■ **What to work on**: Omit every picture and return the rest of the data unaltered.

-- BEGIN Data extract --

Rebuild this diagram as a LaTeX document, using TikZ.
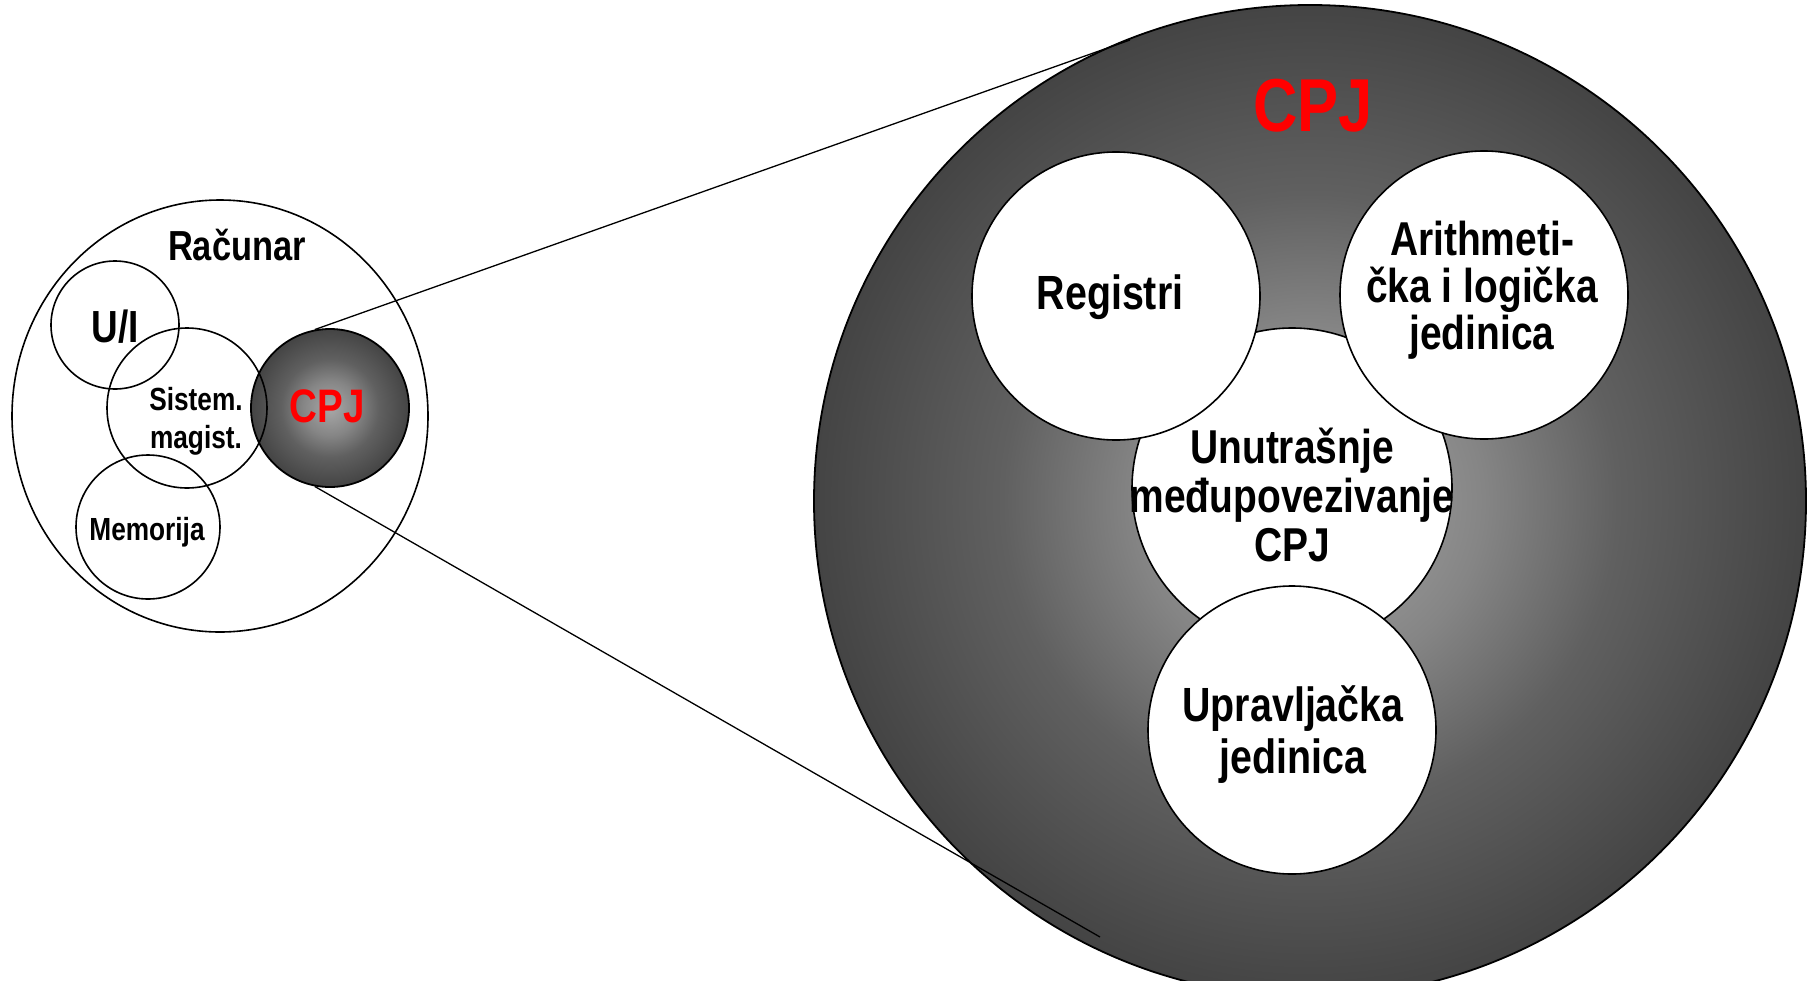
\documentclass[tikz,border=0pt]{standalone}
\usepackage{fontspec}
\setmainfont{Liberation Sans}[FakeStretch=0.82]
\usetikzlibrary{shapes.geometric}

% grey glow used for both processor discs (25bp = rim of the disc)
\definecolor{glowA}{RGB}{168,168,168}
\definecolor{glowB}{RGB}{133,133,133}
\definecolor{glowC}{RGB}{96,96,96}
\definecolor{glowD}{RGB}{68,68,68}
\pgfdeclareradialshading{cpjglow}{\pgfpoint{0bp}{0bp}}{%
  color(0bp)=(glowA); color(8.75bp)=(glowB); color(15.5bp)=(glowC);
  color(25bp)=(glowD); color(50bp)=(glowD)}
\definecolor{cpjred}{RGB}{255,0,0}

\tikzset{
  ring/.style={circle, draw=black, line width=1.6pt, inner sep=0pt, minimum size=#1},
  disc/.style={ring=#1, fill=white},
  cpjball/.style={circle, draw=black, line width=1.8pt, inner sep=0pt,
    minimum size=#1, shade, shading=cpjglow},
  lbl/.style 2 args={font=\bfseries\fontsize{#1}{#2}\selectfont, align=center, inner sep=0pt},
  link/.style={draw=black, line width=1.3pt},
}

\begin{document}
\begin{tikzpicture}[x=1pt, y=-1pt]
  \useasboundingbox (0,0) rectangle (1814,980);

  % ---- the computer ----
  \node[ellipse, draw=black, line width=1.6pt, inner sep=0pt,
        minimum width=416pt, minimum height=432pt] (racunar) at (220,416) {};
  \node[cpjball=158pt] (cpjsmall) at (330,408) {};
  \node[ring=128pt] (ui) at (115,325) {};
  \node[ring=160pt] (sistem) at (187,408) {};
  \node[ring=144pt] (memorija) at (148,527) {};

  \node[lbl={42}{42}] (racunartxt) at (237,245) {Računar};
  \node[lbl={45}{45}] (uitxt) at (115,327) {U/I};
  \node[lbl={32}{38}] (sistemtxt) at (196,421) {Sistem.\\magist.};
  \node[lbl={47}{47}, text=cpjred] (cpjsmalltxt) at (327,406) {CPJ};
  \node[lbl={32}{32}] (memorijatxt) at (147,532) {Memorija};

  % ---- the processor, enlarged ----
  \node[cpjball=992pt] (cpjbig) at (1310,501) {};
  \node[disc=320pt] (interconnect) at (1292,488) {};
  \node[disc=288pt] (registri) at (1116,296) {};
  \node[disc=288pt] (alu) at (1484,295) {};
  \node[disc=288pt] (control) at (1292,730) {};

  \node[lbl={75}{75}, text=cpjred] (cpjbigtxt) at (1313,106) {CPJ};
  \node[lbl={48}{48}] (registritxt) at (1110,297) {Registri};
  \node[lbl={47.5}{47}] (alutxt) at (1482,290) {Arithmeti-\\čka i logička\\jedinica};
  \node[lbl={47.5}{49}] (interconnecttxt) at (1292,495) {Unutrašnje\\međupovezivanje\\CPJ};
  \node[lbl={48}{52}] (controltxt) at (1293,735) {Upravljačka\\jedinica};

  % ---- magnification lines ----
  \coordinate (zoomtop) at (1130,40);
  \coordinate (zoombot) at (1100,937);
  \draw[link] (cpjsmall.101) -- (zoomtop);
  \draw[link] (cpjsmall.-101) -- (zoombot);
\end{tikzpicture}
\end{document}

-- END Data extract --

■ **Written solution**:
Rebuild this diagram as a LaTeX document, using TikZ.
\documentclass[tikz,border=0pt]{standalone}
\usepackage{fontspec}
\setmainfont{Liberation Sans}[FakeStretch=0.82]
\usetikzlibrary{shapes.geometric}

% grey glow used for both processor discs (25bp = rim of the disc)
\definecolor{glowA}{RGB}{168,168,168}
\definecolor{glowB}{RGB}{133,133,133}
\definecolor{glowC}{RGB}{96,96,96}
\definecolor{glowD}{RGB}{68,68,68}
\pgfdeclareradialshading{cpjglow}{\pgfpoint{0bp}{0bp}}{%
  color(0bp)=(glowA); color(8.75bp)=(glowB); color(15.5bp)=(glowC);
  color(25bp)=(glowD); color(50bp)=(glowD)}
\definecolor{cpjred}{RGB}{255,0,0}

\tikzset{
  ring/.style={circle, draw=black, line width=1.6pt, inner sep=0pt, minimum size=#1},
  disc/.style={ring=#1, fill=white},
  cpjball/.style={circle, draw=black, line width=1.8pt, inner sep=0pt,
    minimum size=#1, shade, shading=cpjglow},
  lbl/.style 2 args={font=\bfseries\fontsize{#1}{#2}\selectfont, align=center, inner sep=0pt},
  link/.style={draw=black, line width=1.3pt},
}

\begin{document}
\begin{tikzpicture}[x=1pt, y=-1pt]
  \useasboundingbox (0,0) rectangle (1814,980);

  % ---- the computer ----
  \node[ellipse, draw=black, line width=1.6pt, inner sep=0pt,
        minimum width=416pt, minimum height=432pt] (racunar) at (220,416) {};
  \node[cpjball=158pt] (cpjsmall) at (330,408) {};
  \node[ring=128pt] (ui) at (115,325) {};
  \node[ring=160pt] (sistem) at (187,408) {};
  \node[ring=144pt] (memorija) at (148,527) {};

  \node[lbl={42}{42}] (racunartxt) at (237,245) {Računar};
  \node[lbl={45}{45}] (uitxt) at (115,327) {U/I};
  \node[lbl={32}{38}] (sistemtxt) at (196,421) {Sistem.\\magist.};
  \node[lbl={47}{47}, text=cpjred] (cpjsmalltxt) at (327,406) {CPJ};
  \node[lbl={32}{32}] (memorijatxt) at (147,532) {Memorija};

  % ---- the processor, enlarged ----
  \node[cpjball=992pt] (cpjbig) at (1310,501) {};
  \node[disc=320pt] (interconnect) at (1292,488) {};
  \node[disc=288pt] (registri) at (1116,296) {};
  \node[disc=288pt] (alu) at (1484,295) {};
  \node[disc=288pt] (control) at (1292,730) {};

  \node[lbl={75}{75}, text=cpjred] (cpjbigtxt) at (1313,106) {CPJ};
  \node[lbl={48}{48}] (registritxt) at (1110,297) {Registri};
  \node[lbl={47.5}{47}] (alutxt) at (1482,290) {Arithmeti-\\čka i logička\\jedinica};
  \node[lbl={47.5}{49}] (interconnecttxt) at (1292,495) {Unutrašnje\\međupovezivanje\\CPJ};
  \node[lbl={48}{52}] (controltxt) at (1293,735) {Upravljačka\\jedinica};

  % ---- magnification lines ----
  \coordinate (zoomtop) at (1130,40);
  \coordinate (zoombot) at (1100,937);
  \draw[link] (cpjsmall.101) -- (zoomtop);
  \draw[link] (cpjsmall.-101) -- (zoombot);
\end{tikzpicture}
\end{document}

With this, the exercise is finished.